Climate Smart Commodities Grant
Expanding the STAR Program Across Colorado and The West
In September 2022, the Colorado Department of Agriculture was selected for funding by the United States Department of Agriculture (USDA) through the Partnerships for Climate-Smart Commodities Project.
The $25 million grant is an historic investment in Colorado agriculture that will advance farmer- and rancher-led soil and climate solutions.
The STAR (Saving Tomorrow’s Agricultural Resources) program was built to serve everyone from the smallest producer to the largest, across all production types. This commitment to soil health and voluntary, incentive-based stewardship practices has been a key priority for the State of Colorado. STAR was shaped from the ground up by farmers, ranchers, conservation districts, and other partners who helped CDA tailor it to work for different crops, range, and different ways of farming and ranching across the state.
This investment for Colorado’s farmers, ranchers, and agricultural communities means a significant influx of funds to help producers absorb the financial risks of adopting new cropping and rangeland practices that advance soil health and climate resilience.

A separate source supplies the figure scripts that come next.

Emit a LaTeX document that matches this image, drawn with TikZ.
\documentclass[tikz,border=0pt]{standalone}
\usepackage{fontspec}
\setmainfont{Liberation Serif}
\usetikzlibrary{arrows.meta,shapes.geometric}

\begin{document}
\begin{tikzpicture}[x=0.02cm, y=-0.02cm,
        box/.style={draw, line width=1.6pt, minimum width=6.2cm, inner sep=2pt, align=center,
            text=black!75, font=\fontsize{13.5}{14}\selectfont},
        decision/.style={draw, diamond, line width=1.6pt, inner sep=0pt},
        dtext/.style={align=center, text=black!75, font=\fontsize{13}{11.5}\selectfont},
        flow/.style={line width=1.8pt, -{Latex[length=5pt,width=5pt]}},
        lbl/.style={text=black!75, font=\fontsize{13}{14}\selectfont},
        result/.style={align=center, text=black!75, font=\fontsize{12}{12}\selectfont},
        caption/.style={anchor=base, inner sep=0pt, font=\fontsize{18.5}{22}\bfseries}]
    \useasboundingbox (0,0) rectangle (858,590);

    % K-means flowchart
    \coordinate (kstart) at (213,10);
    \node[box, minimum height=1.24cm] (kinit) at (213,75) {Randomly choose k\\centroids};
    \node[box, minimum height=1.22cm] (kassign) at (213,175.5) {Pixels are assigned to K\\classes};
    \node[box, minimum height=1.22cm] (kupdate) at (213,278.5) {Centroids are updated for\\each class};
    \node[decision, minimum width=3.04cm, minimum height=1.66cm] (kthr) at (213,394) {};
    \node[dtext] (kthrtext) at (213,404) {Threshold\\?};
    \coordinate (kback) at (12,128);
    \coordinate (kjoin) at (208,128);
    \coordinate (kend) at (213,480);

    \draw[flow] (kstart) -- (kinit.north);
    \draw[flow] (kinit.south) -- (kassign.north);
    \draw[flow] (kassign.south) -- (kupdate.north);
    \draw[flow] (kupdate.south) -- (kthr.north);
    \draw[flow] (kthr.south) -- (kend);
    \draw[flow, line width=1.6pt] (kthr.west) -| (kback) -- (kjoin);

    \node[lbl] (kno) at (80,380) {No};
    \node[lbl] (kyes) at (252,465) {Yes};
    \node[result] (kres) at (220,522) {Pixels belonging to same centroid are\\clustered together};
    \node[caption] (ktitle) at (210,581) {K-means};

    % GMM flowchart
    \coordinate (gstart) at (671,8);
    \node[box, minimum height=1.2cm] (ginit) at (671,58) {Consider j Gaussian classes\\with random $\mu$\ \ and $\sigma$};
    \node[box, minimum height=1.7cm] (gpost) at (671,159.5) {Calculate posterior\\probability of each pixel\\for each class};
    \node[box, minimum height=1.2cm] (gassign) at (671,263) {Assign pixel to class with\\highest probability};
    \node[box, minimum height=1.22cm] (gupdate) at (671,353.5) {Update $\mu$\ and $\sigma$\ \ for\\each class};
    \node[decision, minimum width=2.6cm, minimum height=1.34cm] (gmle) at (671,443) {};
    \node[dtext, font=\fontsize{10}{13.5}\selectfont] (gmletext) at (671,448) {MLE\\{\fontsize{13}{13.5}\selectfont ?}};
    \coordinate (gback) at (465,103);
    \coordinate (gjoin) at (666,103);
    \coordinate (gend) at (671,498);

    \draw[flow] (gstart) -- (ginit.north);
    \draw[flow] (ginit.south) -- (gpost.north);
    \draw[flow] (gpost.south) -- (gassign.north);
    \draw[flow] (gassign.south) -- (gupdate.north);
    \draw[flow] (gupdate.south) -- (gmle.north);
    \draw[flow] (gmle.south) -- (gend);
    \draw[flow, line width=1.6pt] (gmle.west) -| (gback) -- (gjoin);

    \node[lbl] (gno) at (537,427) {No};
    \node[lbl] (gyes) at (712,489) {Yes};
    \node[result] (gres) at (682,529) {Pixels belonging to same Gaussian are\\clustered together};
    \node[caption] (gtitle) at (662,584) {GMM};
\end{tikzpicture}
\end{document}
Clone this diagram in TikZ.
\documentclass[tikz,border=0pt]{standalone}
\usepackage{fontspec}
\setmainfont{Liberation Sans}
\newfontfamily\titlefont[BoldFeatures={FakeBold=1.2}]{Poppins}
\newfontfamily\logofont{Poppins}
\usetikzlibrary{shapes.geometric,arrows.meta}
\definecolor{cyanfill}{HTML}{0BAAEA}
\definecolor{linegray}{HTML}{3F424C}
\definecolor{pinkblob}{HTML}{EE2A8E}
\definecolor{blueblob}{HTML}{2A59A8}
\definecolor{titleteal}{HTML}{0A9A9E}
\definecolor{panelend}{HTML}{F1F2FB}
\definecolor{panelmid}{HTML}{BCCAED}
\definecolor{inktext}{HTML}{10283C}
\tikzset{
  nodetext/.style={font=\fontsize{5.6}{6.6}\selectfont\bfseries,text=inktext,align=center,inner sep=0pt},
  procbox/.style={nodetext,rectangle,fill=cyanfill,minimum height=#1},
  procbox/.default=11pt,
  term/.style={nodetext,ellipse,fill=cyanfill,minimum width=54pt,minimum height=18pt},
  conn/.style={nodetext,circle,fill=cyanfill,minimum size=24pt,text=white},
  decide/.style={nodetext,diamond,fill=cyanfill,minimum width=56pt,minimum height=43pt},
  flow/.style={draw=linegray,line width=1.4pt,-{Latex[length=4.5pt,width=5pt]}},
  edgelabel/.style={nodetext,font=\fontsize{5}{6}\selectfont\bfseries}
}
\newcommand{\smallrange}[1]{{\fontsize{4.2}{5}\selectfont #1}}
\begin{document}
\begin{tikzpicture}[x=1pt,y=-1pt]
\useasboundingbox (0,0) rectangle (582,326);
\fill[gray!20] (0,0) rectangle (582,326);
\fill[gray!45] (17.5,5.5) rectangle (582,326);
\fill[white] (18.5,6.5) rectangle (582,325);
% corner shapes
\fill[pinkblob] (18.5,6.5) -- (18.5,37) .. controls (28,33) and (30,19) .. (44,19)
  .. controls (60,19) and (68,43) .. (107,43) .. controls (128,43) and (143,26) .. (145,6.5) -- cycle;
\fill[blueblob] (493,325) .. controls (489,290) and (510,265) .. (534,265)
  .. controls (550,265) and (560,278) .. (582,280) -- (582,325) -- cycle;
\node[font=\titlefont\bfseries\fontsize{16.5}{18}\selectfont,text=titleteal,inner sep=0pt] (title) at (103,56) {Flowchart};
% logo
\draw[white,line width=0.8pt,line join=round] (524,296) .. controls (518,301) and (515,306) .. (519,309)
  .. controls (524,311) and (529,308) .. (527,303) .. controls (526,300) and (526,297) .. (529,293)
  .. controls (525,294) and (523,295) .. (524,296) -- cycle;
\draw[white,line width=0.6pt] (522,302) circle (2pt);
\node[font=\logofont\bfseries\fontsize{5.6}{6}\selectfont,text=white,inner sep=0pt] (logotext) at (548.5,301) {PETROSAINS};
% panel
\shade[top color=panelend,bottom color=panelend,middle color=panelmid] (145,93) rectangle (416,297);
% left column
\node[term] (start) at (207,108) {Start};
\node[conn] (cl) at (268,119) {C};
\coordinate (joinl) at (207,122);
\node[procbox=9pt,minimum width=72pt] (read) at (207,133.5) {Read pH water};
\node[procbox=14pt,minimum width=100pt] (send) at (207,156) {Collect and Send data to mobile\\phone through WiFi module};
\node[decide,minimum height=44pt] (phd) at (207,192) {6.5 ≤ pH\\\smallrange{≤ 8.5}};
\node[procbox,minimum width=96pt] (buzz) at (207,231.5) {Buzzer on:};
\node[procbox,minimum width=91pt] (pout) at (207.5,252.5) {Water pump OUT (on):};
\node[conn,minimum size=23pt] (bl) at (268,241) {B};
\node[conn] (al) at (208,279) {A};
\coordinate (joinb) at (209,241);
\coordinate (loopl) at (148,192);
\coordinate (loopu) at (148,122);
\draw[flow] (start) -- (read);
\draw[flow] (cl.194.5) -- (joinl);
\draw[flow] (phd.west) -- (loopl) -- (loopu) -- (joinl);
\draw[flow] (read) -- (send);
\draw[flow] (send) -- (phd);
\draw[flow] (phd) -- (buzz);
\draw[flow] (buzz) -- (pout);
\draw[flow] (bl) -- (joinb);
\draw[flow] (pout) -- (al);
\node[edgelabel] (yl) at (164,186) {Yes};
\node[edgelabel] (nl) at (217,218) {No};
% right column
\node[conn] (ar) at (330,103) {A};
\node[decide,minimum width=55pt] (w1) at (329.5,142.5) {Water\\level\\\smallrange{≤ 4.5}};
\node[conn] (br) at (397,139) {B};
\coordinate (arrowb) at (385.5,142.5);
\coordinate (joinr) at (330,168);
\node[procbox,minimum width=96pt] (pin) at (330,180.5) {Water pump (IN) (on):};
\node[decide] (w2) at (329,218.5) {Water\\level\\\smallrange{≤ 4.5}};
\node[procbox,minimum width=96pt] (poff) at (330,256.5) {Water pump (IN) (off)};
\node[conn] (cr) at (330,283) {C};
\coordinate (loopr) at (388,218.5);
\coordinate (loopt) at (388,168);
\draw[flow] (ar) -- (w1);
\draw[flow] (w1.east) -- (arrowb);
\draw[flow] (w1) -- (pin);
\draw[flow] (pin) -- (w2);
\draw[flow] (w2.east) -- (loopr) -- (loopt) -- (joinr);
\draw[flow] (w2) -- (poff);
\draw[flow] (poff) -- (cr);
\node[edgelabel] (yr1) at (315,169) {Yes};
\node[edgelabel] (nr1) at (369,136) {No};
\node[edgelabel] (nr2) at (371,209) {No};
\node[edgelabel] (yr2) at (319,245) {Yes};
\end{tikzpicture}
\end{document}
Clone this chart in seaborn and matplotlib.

What the Climate Smart Commodities grant does
The grant funding will be used to more than double participation in the STAR program across Colorado, expand research on the benefits of regenerative agriculture across seven Intermountain West states (NM, WY, UT, ID MT, WA, CO), scale the model nationwide, and continue building markets for producers deploying climate-smart agricultural practices.
The grant will fund the expansion of soil health practices on more than 56,000 acres across Colorado. Healthy soils are key to combating the effects of climate change in agricultural landscapes. Improving soil health can increase carbon sequestration, reduce agricultural runoff, decrease erosion, and support more productive, nutritious crops. Conservation districts and eligible entities act as a local expert and grant administrator, and are a key part of the STAR Plus Program.
Each field enrolled in STAR Plus will do a soil test in Year 1 and Year 3, and soil moisture probes will be installed. Data from these tests and probes will be presented to the producer at the end of the grant period so they can make informed decisions about next steps.
Research and outcomes of the grant
This grant funds soil health research across the Intermountain West. In partnership with land grant universities across the West, observational data will be collected and analyzed from a network of 35 research fields across seven states.
Research fields will receive additional soil samples, soil moisture probes and weather stations; COMET-Farm and COMET-Planner analysis; soil organic matter fractions (to determine the stability of soil organic carbon), lab-based MIR spectroscopy for soil organic matter chemical characterization, and a suite of soil health analyses.
The grant will also fund eight economic case studies to understand the annualized cost of greenhouse gas reduction benefits, GHG benefit per dollar expended, and impacts on yields, water availability, and other on-farm variables. These case studies will be shared with producers and state policymakers. Though there will not be an economic analysis for each farmer, the breadth of the case studies will help stakeholders understand the impact of climate-smart agriculture.